======== DATA SHOWN ========

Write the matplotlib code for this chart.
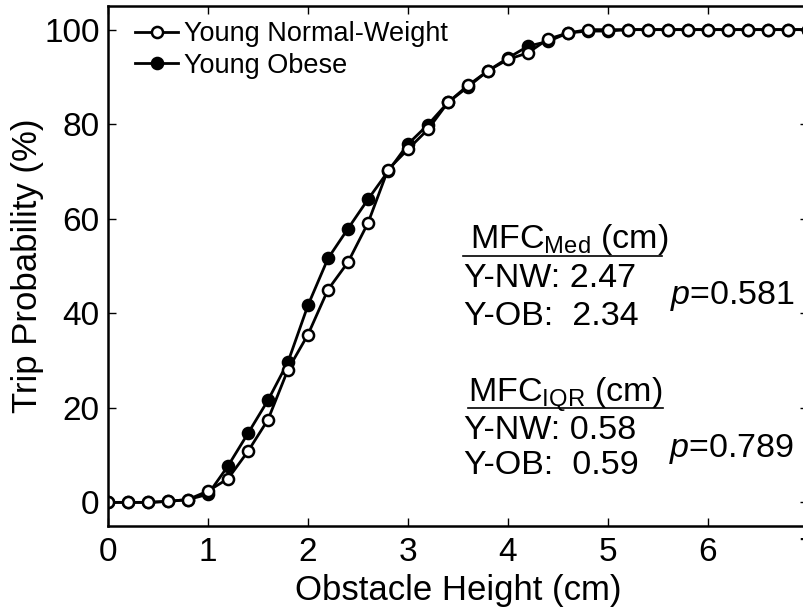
import matplotlib.pyplot as plt

plt.rcParams['font.family'] = ['Liberation Sans', 'DejaVu Sans']
plt.rcParams['mathtext.fontset'] = 'custom'
plt.rcParams['mathtext.rm'] = 'Liberation Sans'
plt.rcParams['mathtext.it'] = 'Liberation Sans:italic'

heights = [round(0.2 * i, 1) for i in range(36)]

normal_weight = [0, 0, 0, 0.2, 0.6, 2.4, 5.0, 10.8, 17.5, 28.1, 35.5, 45.0, 50.8, 59.1,
                 70.4, 74.7, 78.9, 84.6, 88.2, 91.3, 93.7, 95.1, 98.0, 99.3, 100, 100,
                 100, 100, 100, 100, 100, 100, 100, 100, 100, 100]
obese = [0, 0, 0, 0.2, 0.6, 1.7, 7.7, 14.6, 21.6, 29.7, 41.7, 51.6, 57.9, 64.1,
         70.0, 75.8, 79.9, 84.6, 87.9, 91.3, 94.0, 96.5, 97.5, 99.3, 99.7, 99.7,
         100, 100, 100, 100, 100, 100, 100, 100, 100, 100]

labels = ['Young Normal-Weight', 'Young Obese']

fig = plt.figure(figsize=(8.04, 6.09), dpi=100)
ax = fig.add_axes([108 / 804, 1 - 526 / 609, 700 / 804, 520 / 609])

h_ob, = ax.plot(heights, obese, '-o', color='black', lw=2.0, ms=8,
                mfc='black', mec='black', mew=1.8)
h_nw, = ax.plot(heights, normal_weight, '-o', color='black', lw=2.0, ms=8,
                mfc='white', mec='black', mew=1.8)

ax.set_xlim(0, 7)
ax.set_ylim(-5, 105)
ax.set_xticks(range(8))
ax.set_yticks(range(0, 101, 20))
ax.tick_params(direction='in', top=True, right=True, labelsize=24, length=6,
               width=1)
ax.tick_params(axis='x', pad=8)
ax.tick_params(axis='y', pad=6)
for s in ax.spines.values():
    s.set_linewidth(1.8)

ax.set_xlabel('Obstacle Height (cm)', fontsize=25, labelpad=4)
ax.set_ylabel('Trip Probability (%)', fontsize=25, labelpad=0)

ax.legend([h_nw, h_ob], labels, loc='upper left', frameon=False, fontsize=19.5,
          handlelength=1.6, handletextpad=0.2, labelspacing=0.22,
          borderaxespad=0, borderpad=0, bbox_to_anchor=(27 / 700, 1 - 15 / 520))

# stats annotation
fs = 24.5
ax.text(3.62, 53.9, r'MFC$_{\mathrm{Med}}$ (cm)', fontsize=fs, va='baseline')
ax.plot([3.55, 5.54], [52.2, 52.2], color='black', lw=1.2)
ax.text(3.56, 45.5, 'Y-NW: 2.47', fontsize=fs, va='baseline')
ax.text(3.56, 37.6, 'Y-OB:  2.34', fontsize=fs, va='baseline')
ax.text(5.62, 41.9, r'$p$=0.581', fontsize=fs, va='baseline')

ax.text(3.60, 21.2, r'MFC$_{\mathrm{IQR}}$ (cm)', fontsize=fs, va='baseline')
ax.plot([3.60, 5.55], [19.9, 19.9], color='black', lw=1.2)
ax.text(3.56, 13.5, 'Y-NW: 0.58', fontsize=fs, va='baseline')
ax.text(3.56, 5.9, 'Y-OB:  0.59', fontsize=fs, va='baseline')
ax.text(5.61, 9.7, r'$p$=0.789', fontsize=fs, va='baseline')

fig.savefig('out.png', dpi=100)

========

DESCRIPTION OF THE TASK
Omit the pictures, then repeat exactly each line from the beginning of the listing through the line with "heights = [round(0.2".

ANSWER IN FULL
Write the matplotlib code for this chart.
import matplotlib.pyplot as plt

plt.rcParams['font.family'] = ['Liberation Sans', 'DejaVu Sans']
plt.rcParams['mathtext.fontset'] = 'custom'
plt.rcParams['mathtext.rm'] = 'Liberation Sans'
plt.rcParams['mathtext.it'] = 'Liberation Sans:italic'

heights = [round(0.2 * i, 1) for i in range(36)]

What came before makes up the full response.